* Requirements:
Give the listing again exactly, omitting its images.

* Information provided:
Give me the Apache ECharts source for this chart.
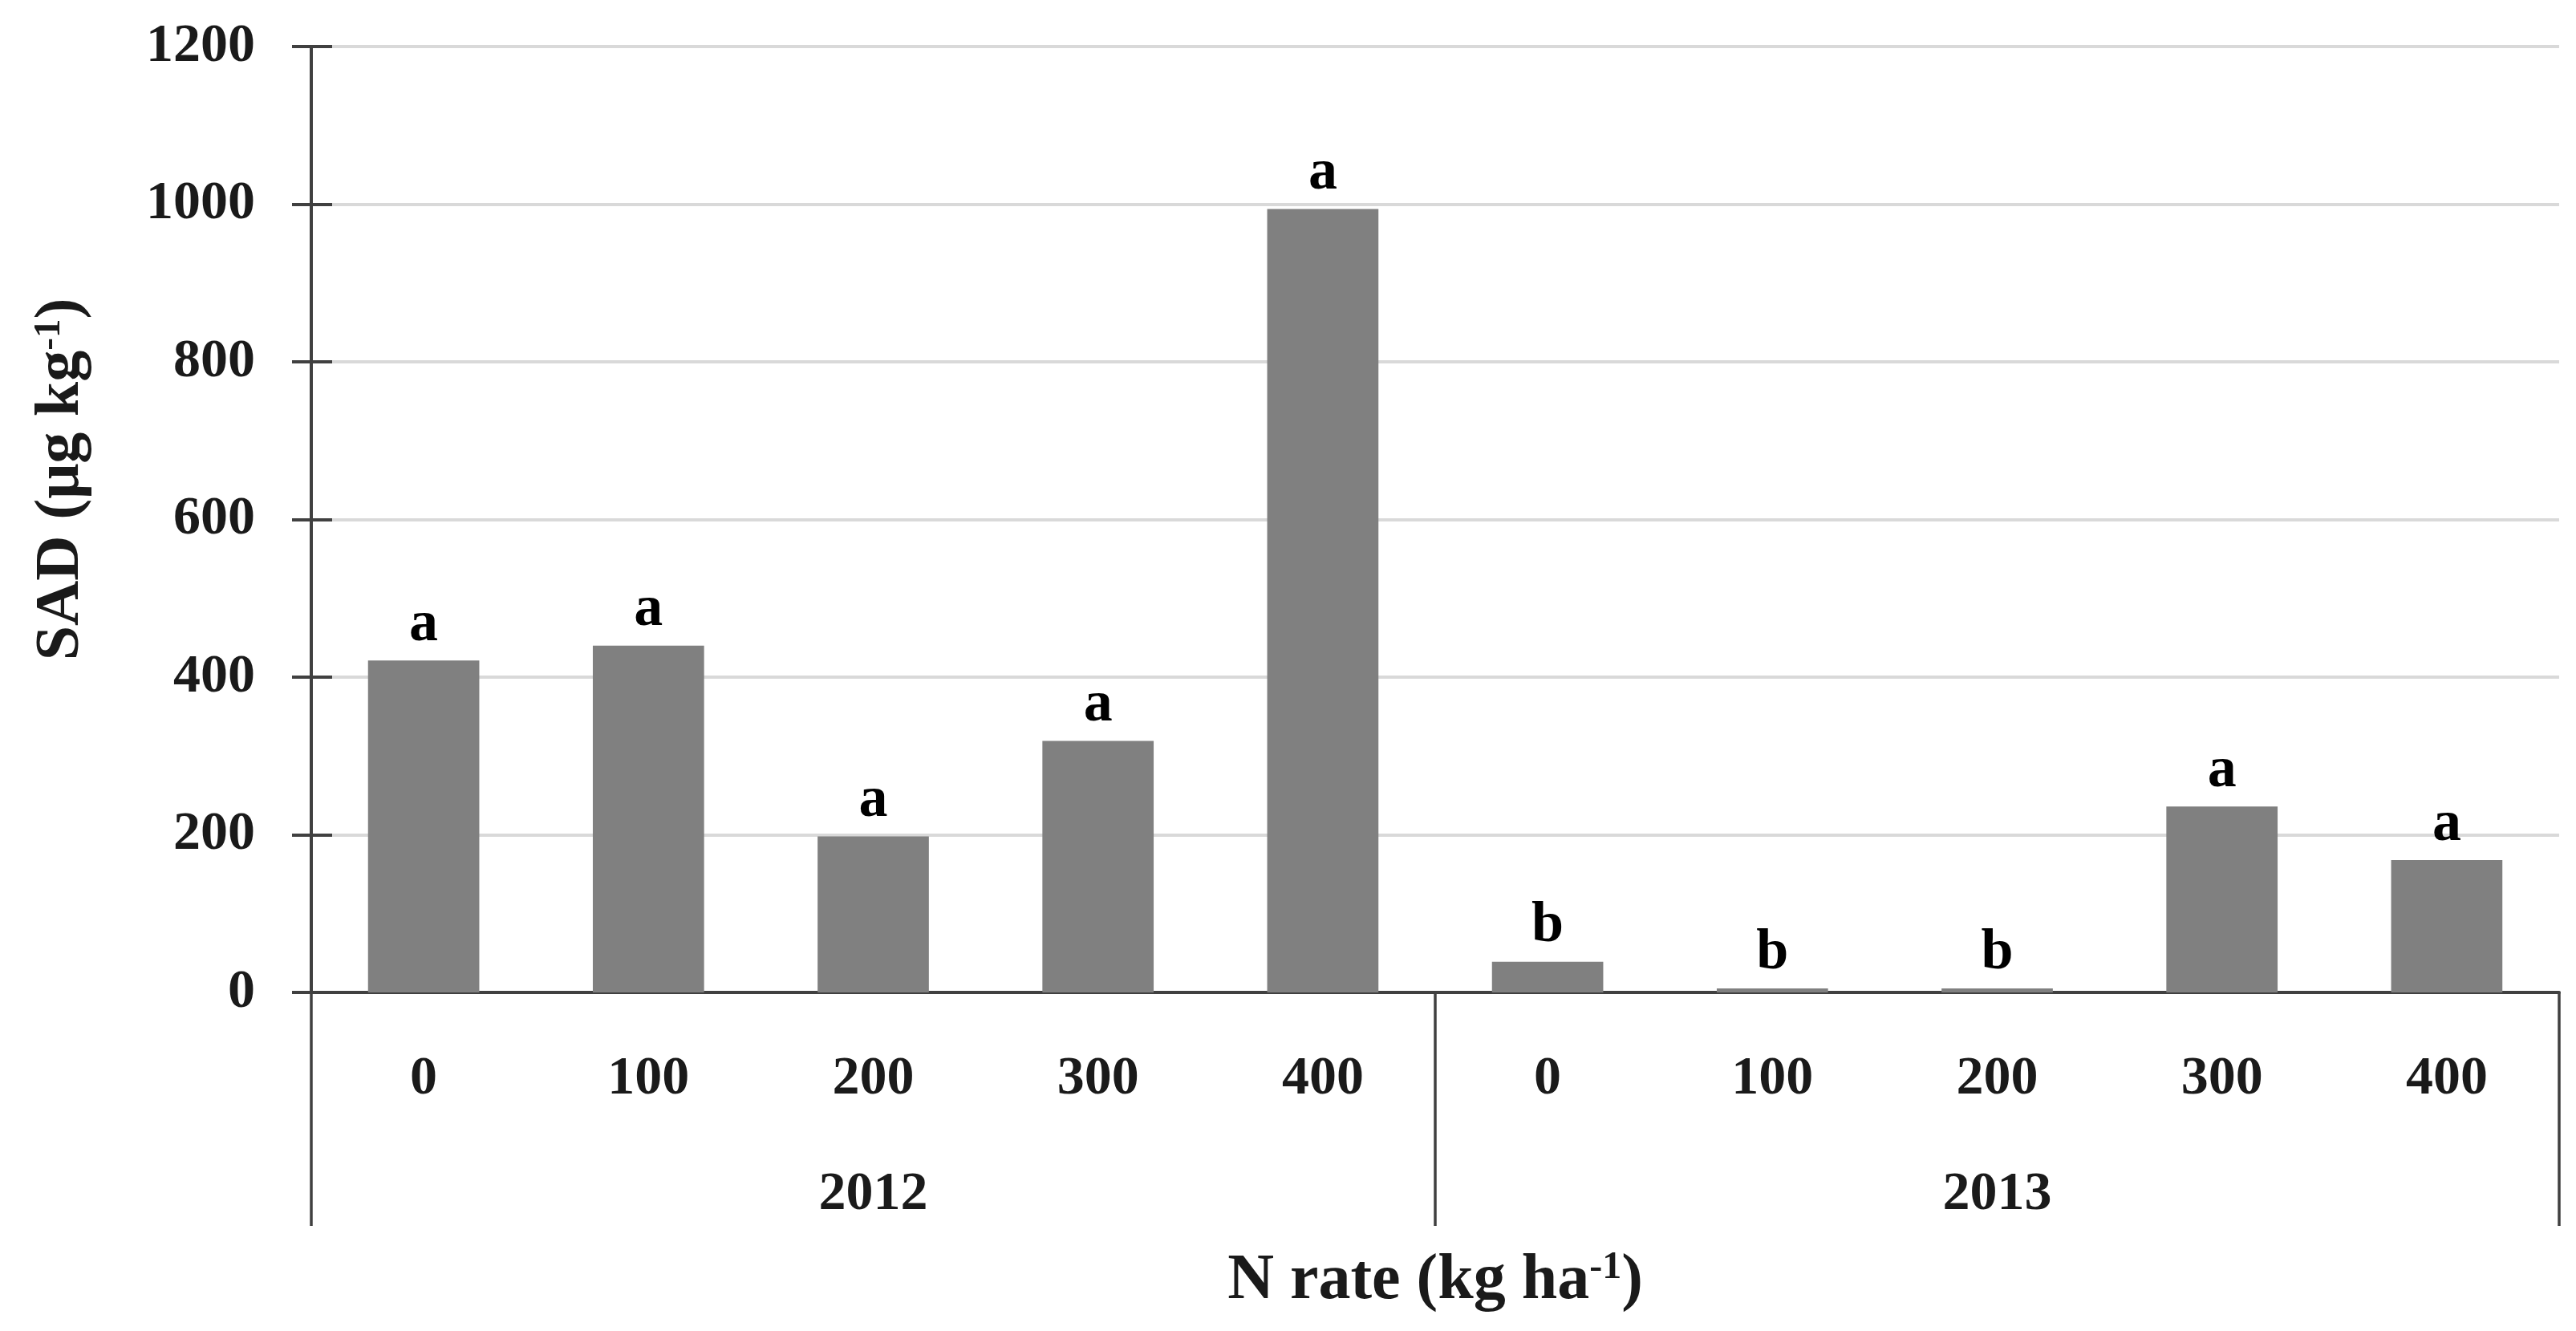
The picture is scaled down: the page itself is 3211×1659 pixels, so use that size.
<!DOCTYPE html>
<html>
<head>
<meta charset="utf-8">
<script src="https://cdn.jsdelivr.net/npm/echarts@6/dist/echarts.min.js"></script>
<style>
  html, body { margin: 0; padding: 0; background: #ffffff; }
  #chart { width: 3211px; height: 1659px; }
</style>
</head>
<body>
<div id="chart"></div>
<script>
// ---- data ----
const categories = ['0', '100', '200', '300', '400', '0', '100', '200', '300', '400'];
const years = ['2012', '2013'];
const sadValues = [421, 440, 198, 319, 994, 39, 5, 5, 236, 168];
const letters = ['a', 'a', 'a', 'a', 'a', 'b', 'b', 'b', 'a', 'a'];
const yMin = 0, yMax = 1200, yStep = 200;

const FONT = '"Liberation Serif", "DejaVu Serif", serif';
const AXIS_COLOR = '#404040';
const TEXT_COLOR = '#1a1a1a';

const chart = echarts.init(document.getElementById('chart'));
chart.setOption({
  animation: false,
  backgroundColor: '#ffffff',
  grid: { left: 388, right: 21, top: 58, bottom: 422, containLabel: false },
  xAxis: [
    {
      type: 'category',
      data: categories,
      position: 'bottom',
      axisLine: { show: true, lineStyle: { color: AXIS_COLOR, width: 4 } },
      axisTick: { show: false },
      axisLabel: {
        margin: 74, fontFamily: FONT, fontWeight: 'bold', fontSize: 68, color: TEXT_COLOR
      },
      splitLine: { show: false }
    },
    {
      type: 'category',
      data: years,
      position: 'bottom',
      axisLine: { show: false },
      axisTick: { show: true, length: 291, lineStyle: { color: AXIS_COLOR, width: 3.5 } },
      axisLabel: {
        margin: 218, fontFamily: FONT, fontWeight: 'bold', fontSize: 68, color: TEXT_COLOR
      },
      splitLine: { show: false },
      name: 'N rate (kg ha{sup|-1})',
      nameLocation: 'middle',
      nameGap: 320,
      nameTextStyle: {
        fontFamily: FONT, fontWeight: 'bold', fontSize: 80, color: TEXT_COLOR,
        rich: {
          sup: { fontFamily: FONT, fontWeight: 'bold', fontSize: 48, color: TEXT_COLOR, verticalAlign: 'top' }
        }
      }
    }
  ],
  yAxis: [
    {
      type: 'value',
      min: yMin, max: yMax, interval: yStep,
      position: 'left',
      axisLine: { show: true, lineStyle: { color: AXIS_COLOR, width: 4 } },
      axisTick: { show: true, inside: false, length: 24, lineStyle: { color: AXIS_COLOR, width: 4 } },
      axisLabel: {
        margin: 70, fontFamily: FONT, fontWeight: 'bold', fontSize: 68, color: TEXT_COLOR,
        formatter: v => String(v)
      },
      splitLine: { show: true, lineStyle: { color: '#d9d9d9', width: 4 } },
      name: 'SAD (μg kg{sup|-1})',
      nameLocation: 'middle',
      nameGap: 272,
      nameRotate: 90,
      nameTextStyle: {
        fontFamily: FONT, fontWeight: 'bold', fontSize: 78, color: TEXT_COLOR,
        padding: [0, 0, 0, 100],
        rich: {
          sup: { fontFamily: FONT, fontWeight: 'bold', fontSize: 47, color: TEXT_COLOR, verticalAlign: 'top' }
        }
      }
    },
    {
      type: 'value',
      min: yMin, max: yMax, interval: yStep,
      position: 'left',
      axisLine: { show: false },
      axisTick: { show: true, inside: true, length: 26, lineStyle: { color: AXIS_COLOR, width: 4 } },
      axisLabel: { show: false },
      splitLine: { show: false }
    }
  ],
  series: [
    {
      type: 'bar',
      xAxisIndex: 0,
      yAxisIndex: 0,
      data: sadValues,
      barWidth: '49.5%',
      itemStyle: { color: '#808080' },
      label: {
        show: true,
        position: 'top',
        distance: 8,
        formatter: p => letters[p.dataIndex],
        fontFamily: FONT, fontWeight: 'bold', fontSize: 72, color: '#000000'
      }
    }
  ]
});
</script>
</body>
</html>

* Answer in full:
Give me the Apache ECharts source for this chart.
The picture is scaled down: the page itself is 3211×1659 pixels, so use that size.
<!DOCTYPE html>
<html>
<head>
<meta charset="utf-8">
<script src="https://cdn.jsdelivr.net/npm/echarts@6/dist/echarts.min.js"></script>
<style>
  html, body { margin: 0; padding: 0; background: #ffffff; }
  #chart { width: 3211px; height: 1659px; }
</style>
</head>
<body>
<div id="chart"></div>
<script>
// ---- data ----
const categories = ['0', '100', '200', '300', '400', '0', '100', '200', '300', '400'];
const years = ['2012', '2013'];
const sadValues = [421, 440, 198, 319, 994, 39, 5, 5, 236, 168];
const letters = ['a', 'a', 'a', 'a', 'a', 'b', 'b', 'b', 'a', 'a'];
const yMin = 0, yMax = 1200, yStep = 200;

const FONT = '"Liberation Serif", "DejaVu Serif", serif';
const AXIS_COLOR = '#404040';
const TEXT_COLOR = '#1a1a1a';

const chart = echarts.init(document.getElementById('chart'));
chart.setOption({
  animation: false,
  backgroundColor: '#ffffff',
  grid: { left: 388, right: 21, top: 58, bottom: 422, containLabel: false },
  xAxis: [
    {
      type: 'category',
      data: categories,
      position: 'bottom',
      axisLine: { show: true, lineStyle: { color: AXIS_COLOR, width: 4 } },
      axisTick: { show: false },
      axisLabel: {
        margin: 74, fontFamily: FONT, fontWeight: 'bold', fontSize: 68, color: TEXT_COLOR
      },
      splitLine: { show: false }
    },
    {
      type: 'category',
      data: years,
      position: 'bottom',
      axisLine: { show: false },
      axisTick: { show: true, length: 291, lineStyle: { color: AXIS_COLOR, width: 3.5 } },
      axisLabel: {
        margin: 218, fontFamily: FONT, fontWeight: 'bold', fontSize: 68, color: TEXT_COLOR
      },
      splitLine: { show: false },
      name: 'N rate (kg ha{sup|-1})',
      nameLocation: 'middle',
      nameGap: 320,
      nameTextStyle: {
        fontFamily: FONT, fontWeight: 'bold', fontSize: 80, color: TEXT_COLOR,
        rich: {
          sup: { fontFamily: FONT, fontWeight: 'bold', fontSize: 48, color: TEXT_COLOR, verticalAlign: 'top' }
        }
      }
    }
  ],
  yAxis: [
    {
      type: 'value',
      min: yMin, max: yMax, interval: yStep,
      position: 'left',
      axisLine: { show: true, lineStyle: { color: AXIS_COLOR, width: 4 } },
      axisTick: { show: true, inside: false, length: 24, lineStyle: { color: AXIS_COLOR, width: 4 } },
      axisLabel: {
        margin: 70, fontFamily: FONT, fontWeight: 'bold', fontSize: 68, color: TEXT_COLOR,
        formatter: v => String(v)
      },
      splitLine: { show: true, lineStyle: { color: '#d9d9d9', width: 4 } },
      name: 'SAD (μg kg{sup|-1})',
      nameLocation: 'middle',
      nameGap: 272,
      nameRotate: 90,
      nameTextStyle: {
        fontFamily: FONT, fontWeight: 'bold', fontSize: 78, color: TEXT_COLOR,
        padding: [0, 0, 0, 100],
        rich: {
          sup: { fontFamily: FONT, fontWeight: 'bold', fontSize: 47, color: TEXT_COLOR, verticalAlign: 'top' }
        }
      }
    },
    {
      type: 'value',
      min: yMin, max: yMax, interval: yStep,
      position: 'left',
      axisLine: { show: false },
      axisTick: { show: true, inside: true, length: 26, lineStyle: { color: AXIS_COLOR, width: 4 } },
      axisLabel: { show: false },
      splitLine: { show: false }
    }
  ],
  series: [
    {
      type: 'bar',
      xAxisIndex: 0,
      yAxisIndex: 0,
      data: sadValues,
      barWidth: '49.5%',
      itemStyle: { color: '#808080' },
      label: {
        show: true,
        position: 'top',
        distance: 8,
        formatter: p => letters[p.dataIndex],
        fontFamily: FONT, fontWeight: 'bold', fontSize: 72, color: '#000000'
      }
    }
  ]
});
</script>
</body>
</html>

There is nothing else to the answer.